Mainstreaming renewable-powered energy investment into business decision-making and risk pricing is an attractive climate-smart solution that societies and economies can adopt immediately to help overcome anachronistic electric power regimes and regional development dynamics. Globally, investments in distributed, renewable energy-powered futures keep accelerating with clear upward trends in worldwide power generation expansion and risk management at the forefront. Nevertheless, finding a low-carbon, risk pricing formula is not easy. Despite compelling arguments for investment in low-carbon technologies and applications, such as small-scale renewables and locally distributed green energy, digitalization, advanced batteries or carbon capture and storage (CCS), these interventions require a pragmatic assessment of their financeability, which in turn hinges on their technical and economic potential with respect to complex factors, including social equity, feasibility, socioeconomic impact, and climate impact. The scale of deploying these low-carbon technologies is also an important consideration to investors because project size is a critical determinant of the cost of unit returns. Some institutional investors consider small-scale investments less attractive due to their perceived low rate of returns. On the other hand, large-scale power systems, such as grid-scale battery storage and other scalable carbon-free power technologies require significant investment in risk hedging and portfolio diversification [8, 10]. The two principal risks that are often mentioned in this area involve (i) those arising from the physical effects of climate change on energy infrastructure, institutions, business operations, energy markets and assets, and (ii) risks resulting from investment in zero-carbon transition strategies due to changes in technology, policy, legal, and market factors. Table 1 summarizes various dimensions of these renewable energy investment risks.
|Technological risk||[2, 11, 12, 13]|
|Political risk||[9, 14, 15, 16, 17]|
|Economic foundation and market risk||[2, 14, 15, 16, 18]|
|Resource risk||[8, 11, 18, 19, 20]|
|Environmental / social risk||[3, 7, 15, 16, 18]|
Suitable climate-smart development—combining innovation mix in technology with those in policy development, new business models, systems operations and market design innovation—could do much to keep the global temperature within the 2°C carbon budget [3, 21]. Mature non-hydro power sources of renewable electricity, such as solar photovoltaics and onshore wind that can be deployed in a wide range of operating conditions, are generally considered low-risk.
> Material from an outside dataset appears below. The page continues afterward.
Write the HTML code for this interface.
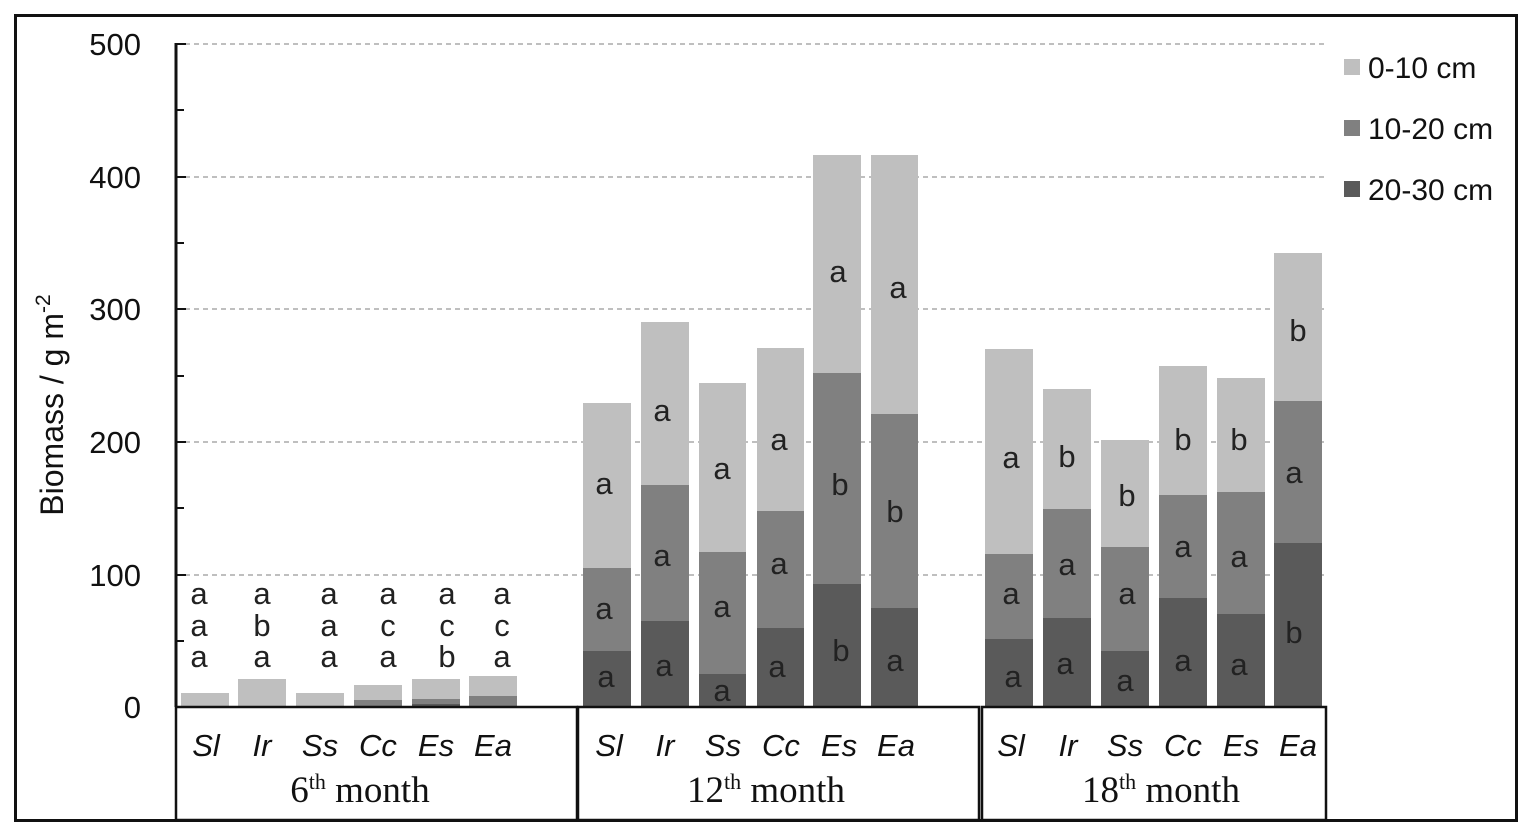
<!DOCTYPE html>
<html><head><meta charset="utf-8"><style>html,body{margin:0;padding:0;background:#fff}svg{display:block}</style></head>
<body>
<svg width="1535" height="837" viewBox="0 0 1535 837" xmlns="http://www.w3.org/2000/svg" font-family="Liberation Sans, sans-serif">
<rect x="15.5" y="15.5" width="1501" height="805" fill="none" stroke="#111" stroke-width="3"/>
<g stroke="#999" stroke-dasharray="5,4" stroke-width="1.2">
<line x1="176" y1="44" x2="1326" y2="44"/><line x1="176" y1="177" x2="1326" y2="177"/><line x1="176" y1="309" x2="1326" y2="309"/><line x1="176" y1="442" x2="1326" y2="442"/><line x1="176" y1="575" x2="1326" y2="575"/>
</g>
<g font-size="31" fill="#111" text-anchor="end">
<text x="141" y="55">500</text><text x="141" y="188">400</text><text x="141" y="320">300</text><text x="141" y="453">200</text><text x="141" y="586">100</text><text x="141" y="718">0</text>
</g>
<text transform="translate(63,405) rotate(-90)" font-size="32" fill="#111" text-anchor="middle">Biomass / g m<tspan dy="-13" font-size="21">-2</tspan></text>
<g>
<rect x="181" y="693" width="48" height="14" fill="#bfbfbf"/>
<rect x="238" y="679" width="48" height="28" fill="#bfbfbf"/>
<rect x="296" y="693" width="48" height="14" fill="#bfbfbf"/>
<rect x="354" y="685" width="48" height="22" fill="#bfbfbf"/><rect x="354" y="700" width="48" height="7" fill="#808080"/>
<rect x="412" y="679" width="48" height="28" fill="#bfbfbf"/><rect x="412" y="699" width="48" height="8" fill="#808080"/><rect x="412" y="704" width="48" height="3" fill="#5a5a5a"/>
<rect x="469" y="676" width="48" height="31" fill="#bfbfbf"/><rect x="469" y="696" width="48" height="11" fill="#808080"/>
</g>
<g font-size="31" fill="#222" text-anchor="middle">
<text x="199" y="604">a</text><text x="199" y="636">a</text><text x="199" y="667">a</text>
<text x="262" y="604">a</text><text x="262" y="636">b</text><text x="262" y="667">a</text>
<text x="329" y="604">a</text><text x="329" y="636">a</text><text x="329" y="667">a</text>
<text x="388" y="604">a</text><text x="388" y="636">c</text><text x="388" y="667">a</text>
<text x="447" y="604">a</text><text x="447" y="636">c</text><text x="447" y="667">b</text>
<text x="502" y="604">a</text><text x="502" y="636">c</text><text x="502" y="667">a</text>
</g>
<g>
<rect x="583" y="403" width="48" height="304" fill="#bfbfbf"/><rect x="583" y="568" width="48" height="139" fill="#808080"/><rect x="583" y="651" width="48" height="56" fill="#5a5a5a"/>
<rect x="641" y="322" width="48" height="385" fill="#bfbfbf"/><rect x="641" y="485" width="48" height="222" fill="#808080"/><rect x="641" y="621" width="48" height="86" fill="#5a5a5a"/>
<rect x="699" y="383" width="47" height="324" fill="#bfbfbf"/><rect x="699" y="552" width="47" height="155" fill="#808080"/><rect x="699" y="674" width="47" height="33" fill="#5a5a5a"/>
<rect x="757" y="348" width="47" height="359" fill="#bfbfbf"/><rect x="757" y="511" width="47" height="196" fill="#808080"/><rect x="757" y="628" width="47" height="79" fill="#5a5a5a"/>
<rect x="813" y="155" width="48" height="552" fill="#bfbfbf"/><rect x="813" y="373" width="48" height="334" fill="#808080"/><rect x="813" y="584" width="48" height="123" fill="#5a5a5a"/>
<rect x="871" y="155" width="47" height="552" fill="#bfbfbf"/><rect x="871" y="414" width="47" height="293" fill="#808080"/><rect x="871" y="608" width="47" height="99" fill="#5a5a5a"/>
<rect x="985" y="349" width="48" height="358" fill="#bfbfbf"/><rect x="985" y="554" width="48" height="153" fill="#808080"/><rect x="985" y="639" width="48" height="68" fill="#5a5a5a"/>
<rect x="1043" y="389" width="48" height="318" fill="#bfbfbf"/><rect x="1043" y="509" width="48" height="198" fill="#808080"/><rect x="1043" y="618" width="48" height="89" fill="#5a5a5a"/>
<rect x="1101" y="440" width="48" height="267" fill="#bfbfbf"/><rect x="1101" y="547" width="48" height="160" fill="#808080"/><rect x="1101" y="651" width="48" height="56" fill="#5a5a5a"/>
<rect x="1159" y="366" width="48" height="341" fill="#bfbfbf"/><rect x="1159" y="495" width="48" height="212" fill="#808080"/><rect x="1159" y="598" width="48" height="109" fill="#5a5a5a"/>
<rect x="1217" y="378" width="48" height="329" fill="#bfbfbf"/><rect x="1217" y="492" width="48" height="215" fill="#808080"/><rect x="1217" y="614" width="48" height="93" fill="#5a5a5a"/>
<rect x="1274" y="253" width="48" height="454" fill="#bfbfbf"/><rect x="1274" y="401" width="48" height="306" fill="#808080"/><rect x="1274" y="543" width="48" height="164" fill="#5a5a5a"/>
</g>
<g font-size="31" fill="#222" text-anchor="middle">
<text x="604" y="494">a</text><text x="604" y="619">a</text><text x="606" y="687">a</text>
<text x="662" y="421">a</text><text x="662" y="566">a</text><text x="664" y="676">a</text>
<text x="722" y="479">a</text><text x="722" y="617">a</text><text x="722" y="701">a</text>
<text x="779" y="450">a</text><text x="779" y="574">a</text><text x="777" y="677">a</text>
<text x="838" y="282">a</text><text x="840" y="495">b</text><text x="841" y="661">b</text>
<text x="898" y="298">a</text><text x="895" y="522">b</text><text x="895" y="671">a</text>
<text x="1011" y="468">a</text><text x="1011" y="604">a</text><text x="1013" y="687">a</text>
<text x="1067" y="467">b</text><text x="1067" y="575">a</text><text x="1065" y="674">a</text>
<text x="1127" y="506">b</text><text x="1127" y="604">a</text><text x="1125" y="691">a</text>
<text x="1183" y="450">b</text><text x="1183" y="557">a</text><text x="1183" y="671">a</text>
<text x="1239" y="450">b</text><text x="1239" y="567">a</text><text x="1239" y="675">a</text>
<text x="1298" y="341">b</text><text x="1294" y="483">a</text><text x="1294" y="643">b</text>
</g>
<line x1="176" y1="43" x2="176" y2="707" stroke="#111" stroke-width="3"/>
<g stroke="#111" stroke-width="2">
<line x1="176" y1="44" x2="186" y2="44"/><line x1="176" y1="110" x2="184" y2="110"/><line x1="176" y1="177" x2="186" y2="177"/><line x1="176" y1="243" x2="184" y2="243"/><line x1="176" y1="309" x2="186" y2="309"/><line x1="176" y1="376" x2="184" y2="376"/><line x1="176" y1="442" x2="186" y2="442"/><line x1="176" y1="508" x2="184" y2="508"/><line x1="176" y1="575" x2="186" y2="575"/><line x1="176" y1="641" x2="184" y2="641"/>
</g>
<g fill="none" stroke="#111" stroke-width="2.5">
<rect x="176" y="707" width="401" height="113"/>
<rect x="578" y="707" width="401" height="113"/>
<rect x="982" y="707" width="344" height="113"/>
</g>
<g font-size="31" font-style="italic" fill="#111" text-anchor="middle">
<text x="206" y="756">Sl</text><text x="262" y="756">Ir</text><text x="320" y="756">Ss</text><text x="378" y="756">Cc</text><text x="436" y="756">Es</text><text x="493" y="756">Ea</text>
<text x="609" y="756">Sl</text><text x="665" y="756">Ir</text><text x="723" y="756">Ss</text><text x="781" y="756">Cc</text><text x="839" y="756">Es</text><text x="896" y="756">Ea</text>
<text x="1011" y="756">Sl</text><text x="1068" y="756">Ir</text><text x="1125" y="756">Ss</text><text x="1183" y="756">Cc</text><text x="1241" y="756">Es</text><text x="1298" y="756">Ea</text>
</g>
<g font-family="Liberation Serif, serif" font-size="37" fill="#111" text-anchor="middle">
<text x="360" y="802">6<tspan dy="-13" font-size="22">th</tspan><tspan dy="13"> month</tspan></text>
<text x="766" y="802">12<tspan dy="-13" font-size="22">th</tspan><tspan dy="13"> month</tspan></text>
<text x="1161" y="802">18<tspan dy="-13" font-size="22">th</tspan><tspan dy="13"> month</tspan></text>
</g>
<rect x="1344" y="59" width="16" height="16" fill="#bfbfbf"/>
<rect x="1344" y="120" width="16" height="16" fill="#808080"/>
<rect x="1344" y="181" width="16" height="16" fill="#5a5a5a"/>
<g font-size="30" fill="#111">
<text x="1368" y="78">0-10 cm</text><text x="1368" y="139">10-20 cm</text><text x="1368" y="200">20-30 cm</text>
</g>
</svg>
</body></html>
These technologies attract large-scale investments and deployment globally, but they are sometimes situated in challenging geographical locations and are vulnerable to weather conditions changes. For example, the risk of technical failure due to extreme weather conditions is always present. Risk averse institutional investors prefer investing in energy technologies with higher rate of return, improved reliability, and operational management [22, 23]. On the other hand, early-stage crucial technologies that have the potential to provide step-change reductions in both cost and energy requirements, and are not as vulnerable to weather and other external events. For example, CCS, and offshore wind are characterized by several technical and financial uncertainties, and are therefore considered high-risk investments by some investors. Typically, investment in such new technologies is often characterized by ‘wait and see’ approach, typically, to allow them undergo deployment cycles before they can attract long-term investment commitments.
2. Organization of the book
This book has twelve chapters.
Chapter 1 provides an introduction to the book and discusses the core dimensions of renewable energy-powered innovations and investment risk. It outlines the innovation landscape for a renewable energy-powered economy and the organization of the chapters. This book is a selective compilation of climate-sensitive working concepts, technological solutions and country-specific case studies positioned within the broader debate of innovations needed to accelerate investments in renewable energy deployment to meet demand and ensure that the energy transition is global, inclusive, socially equitable, and more sustainable. Chapter 2 examines the application of machine learning and artificial intelligence-supported technologies to tackle the risks of stranded electricity assets. This chapter discusses the asset stranding discourse, its implication to the energy sector and related infrastructure and recommends strategies for mitigating the risks of stranded assets in the energy sector. Chapter 3 explores the building energy efficiency market and how automated performance control could raise the energy savings performance guarantee and mitigate energy efficiency risks.
Chapter 4 explores the renewable energy loan guarantee market in the United States. It details Title XVII loan guarantee program, its operations and challenges. Chapter 5 provides an overview of the innovative circular business models in the Italian fashion industry in line with the Agenda 2030 and the Sustainable Development Goals (SDG) objectives. Chapter 6 reveals the direct impact of small country collaboration opportunities based on an analysis of investment flows in clean energy technologies. It examines how smaller countries, both in the developed and the developing world, can harness international cooperation to advance energy innovation and mitigate such impact. Chapter 7 offers a new paradigm for addressing energy poverty and malinvestment in the energy sector. This paradigm takes into consideration private property rights and the factors of production for modern forms of energy services like electricity.
Chapters 8 through 12 present case studies of energy innovation agendas regarding the state of energy investment in the developing world—Rwanda, Algeria, Egypt, Pakistan, and Mexico. The Rwandan case study discusses the off-grid appliance market using a multi-tier framework consisting of seven elements—capacity, duration, reliability, quality, affordability, legality, and health and safety of household electricity consumption. The Algerian case study discusses the link between growth in economic activity and energy consumption, underlining the current challenges. Meanwhile, the Egyptian case study uses Geographic Information Systems (GIS) and remote sensing techniques to show results and empirical evidence concerning the rate and risk of land degradation processes. Finally, the Pakistan and Mexican case studies assess the roles of biofuels and integrated hydroelectric-powered energy systems in hastening the transition to a low-carbon economy.